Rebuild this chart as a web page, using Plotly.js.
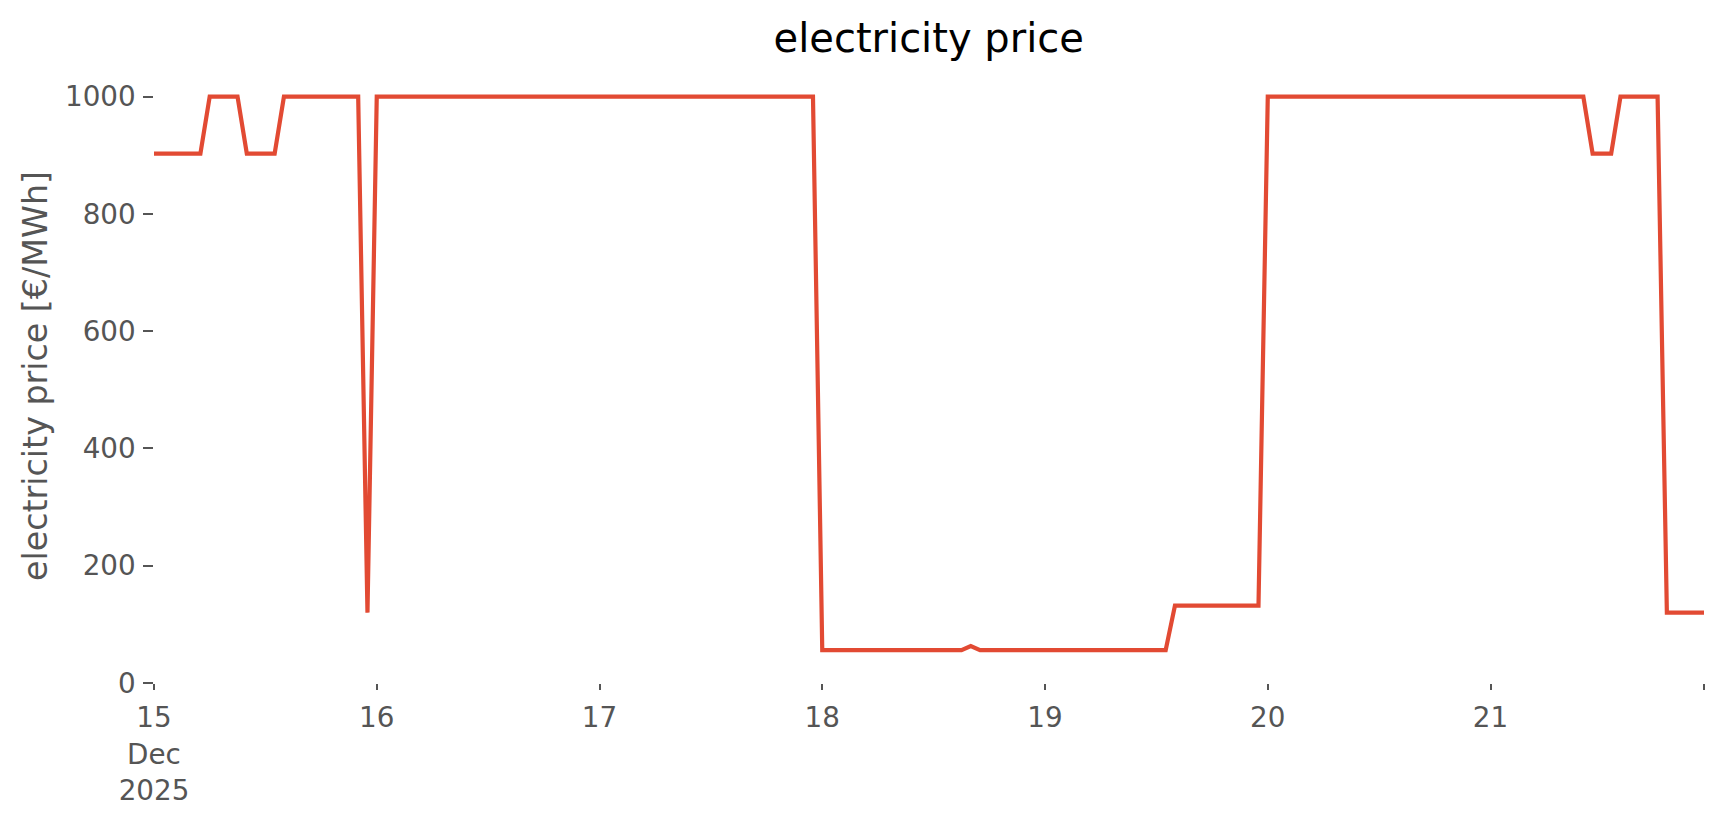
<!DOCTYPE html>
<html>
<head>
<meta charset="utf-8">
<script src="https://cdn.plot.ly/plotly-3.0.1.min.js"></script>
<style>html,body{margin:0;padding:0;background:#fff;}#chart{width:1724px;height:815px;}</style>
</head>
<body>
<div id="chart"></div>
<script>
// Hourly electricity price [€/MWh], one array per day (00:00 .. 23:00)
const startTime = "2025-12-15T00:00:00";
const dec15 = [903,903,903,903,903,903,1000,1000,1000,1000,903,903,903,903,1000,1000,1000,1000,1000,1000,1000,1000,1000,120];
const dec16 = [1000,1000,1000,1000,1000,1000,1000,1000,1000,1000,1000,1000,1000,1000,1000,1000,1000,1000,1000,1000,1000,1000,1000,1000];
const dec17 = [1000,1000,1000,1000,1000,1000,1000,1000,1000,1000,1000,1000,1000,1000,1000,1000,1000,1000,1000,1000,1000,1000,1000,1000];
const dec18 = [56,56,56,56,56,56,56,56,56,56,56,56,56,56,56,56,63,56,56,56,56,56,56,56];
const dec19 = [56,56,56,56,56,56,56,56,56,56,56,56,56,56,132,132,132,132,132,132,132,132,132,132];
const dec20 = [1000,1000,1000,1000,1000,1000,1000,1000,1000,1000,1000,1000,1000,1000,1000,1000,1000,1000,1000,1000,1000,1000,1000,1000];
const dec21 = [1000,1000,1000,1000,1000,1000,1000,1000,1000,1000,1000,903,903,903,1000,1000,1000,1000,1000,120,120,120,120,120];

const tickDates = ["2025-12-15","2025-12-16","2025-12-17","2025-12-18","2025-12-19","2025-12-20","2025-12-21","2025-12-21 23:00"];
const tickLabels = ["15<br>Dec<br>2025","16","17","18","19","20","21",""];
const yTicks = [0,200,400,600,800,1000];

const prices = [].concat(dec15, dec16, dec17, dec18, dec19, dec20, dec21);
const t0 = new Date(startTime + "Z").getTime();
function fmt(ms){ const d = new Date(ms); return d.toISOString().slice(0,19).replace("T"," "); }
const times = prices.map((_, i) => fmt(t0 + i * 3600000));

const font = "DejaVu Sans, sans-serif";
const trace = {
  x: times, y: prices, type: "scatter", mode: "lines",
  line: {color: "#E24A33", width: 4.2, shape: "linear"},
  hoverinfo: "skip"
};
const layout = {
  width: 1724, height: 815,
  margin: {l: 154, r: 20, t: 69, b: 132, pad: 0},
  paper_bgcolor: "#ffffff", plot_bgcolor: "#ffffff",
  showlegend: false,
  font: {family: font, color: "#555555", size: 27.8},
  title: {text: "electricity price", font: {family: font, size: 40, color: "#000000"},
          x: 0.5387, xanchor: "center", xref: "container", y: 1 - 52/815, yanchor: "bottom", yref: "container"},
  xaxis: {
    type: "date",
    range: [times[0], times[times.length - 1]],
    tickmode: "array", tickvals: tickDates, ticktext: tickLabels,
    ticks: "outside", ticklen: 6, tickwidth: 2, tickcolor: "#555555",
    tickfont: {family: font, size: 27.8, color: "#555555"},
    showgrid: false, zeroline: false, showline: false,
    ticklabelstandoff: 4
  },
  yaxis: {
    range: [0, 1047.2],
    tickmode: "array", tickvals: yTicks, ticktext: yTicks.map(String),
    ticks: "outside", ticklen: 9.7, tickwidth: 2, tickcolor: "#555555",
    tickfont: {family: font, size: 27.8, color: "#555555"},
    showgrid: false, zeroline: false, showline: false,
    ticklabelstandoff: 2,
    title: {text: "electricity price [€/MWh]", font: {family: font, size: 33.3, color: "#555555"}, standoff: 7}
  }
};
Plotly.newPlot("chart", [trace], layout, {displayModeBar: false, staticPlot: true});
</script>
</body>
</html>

_Instruction_. Except for the pictures, copy the material above exactly.

_Expected answer_.
Rebuild this chart as a web page, using Plotly.js.
<!DOCTYPE html>
<html>
<head>
<meta charset="utf-8">
<script src="https://cdn.plot.ly/plotly-3.0.1.min.js"></script>
<style>html,body{margin:0;padding:0;background:#fff;}#chart{width:1724px;height:815px;}</style>
</head>
<body>
<div id="chart"></div>
<script>
// Hourly electricity price [€/MWh], one array per day (00:00 .. 23:00)
const startTime = "2025-12-15T00:00:00";
const dec15 = [903,903,903,903,903,903,1000,1000,1000,1000,903,903,903,903,1000,1000,1000,1000,1000,1000,1000,1000,1000,120];
const dec16 = [1000,1000,1000,1000,1000,1000,1000,1000,1000,1000,1000,1000,1000,1000,1000,1000,1000,1000,1000,1000,1000,1000,1000,1000];
const dec17 = [1000,1000,1000,1000,1000,1000,1000,1000,1000,1000,1000,1000,1000,1000,1000,1000,1000,1000,1000,1000,1000,1000,1000,1000];
const dec18 = [56,56,56,56,56,56,56,56,56,56,56,56,56,56,56,56,63,56,56,56,56,56,56,56];
const dec19 = [56,56,56,56,56,56,56,56,56,56,56,56,56,56,132,132,132,132,132,132,132,132,132,132];
const dec20 = [1000,1000,1000,1000,1000,1000,1000,1000,1000,1000,1000,1000,1000,1000,1000,1000,1000,1000,1000,1000,1000,1000,1000,1000];
const dec21 = [1000,1000,1000,1000,1000,1000,1000,1000,1000,1000,1000,903,903,903,1000,1000,1000,1000,1000,120,120,120,120,120];

const tickDates = ["2025-12-15","2025-12-16","2025-12-17","2025-12-18","2025-12-19","2025-12-20","2025-12-21","2025-12-21 23:00"];
const tickLabels = ["15<br>Dec<br>2025","16","17","18","19","20","21",""];
const yTicks = [0,200,400,600,800,1000];

const prices = [].concat(dec15, dec16, dec17, dec18, dec19, dec20, dec21);
const t0 = new Date(startTime + "Z").getTime();
function fmt(ms){ const d = new Date(ms); return d.toISOString().slice(0,19).replace("T"," "); }
const times = prices.map((_, i) => fmt(t0 + i * 3600000));

const font = "DejaVu Sans, sans-serif";
const trace = {
  x: times, y: prices, type: "scatter", mode: "lines",
  line: {color: "#E24A33", width: 4.2, shape: "linear"},
  hoverinfo: "skip"
};
const layout = {
  width: 1724, height: 815,
  margin: {l: 154, r: 20, t: 69, b: 132, pad: 0},
  paper_bgcolor: "#ffffff", plot_bgcolor: "#ffffff",
  showlegend: false,
  font: {family: font, color: "#555555", size: 27.8},
  title: {text: "electricity price", font: {family: font, size: 40, color: "#000000"},
          x: 0.5387, xanchor: "center", xref: "container", y: 1 - 52/815, yanchor: "bottom", yref: "container"},
  xaxis: {
    type: "date",
    range: [times[0], times[times.length - 1]],
    tickmode: "array", tickvals: tickDates, ticktext: tickLabels,
    ticks: "outside", ticklen: 6, tickwidth: 2, tickcolor: "#555555",
    tickfont: {family: font, size: 27.8, color: "#555555"},
    showgrid: false, zeroline: false, showline: false,
    ticklabelstandoff: 4
  },
  yaxis: {
    range: [0, 1047.2],
    tickmode: "array", tickvals: yTicks, ticktext: yTicks.map(String),
    ticks: "outside", ticklen: 9.7, tickwidth: 2, tickcolor: "#555555",
    tickfont: {family: font, size: 27.8, color: "#555555"},
    showgrid: false, zeroline: false, showline: false,
    ticklabelstandoff: 2,
    title: {text: "electricity price [€/MWh]", font: {family: font, size: 33.3, color: "#555555"}, standoff: 7}
  }
};
Plotly.newPlot("chart", [trace], layout, {displayModeBar: false, staticPlot: true});
</script>
</body>
</html>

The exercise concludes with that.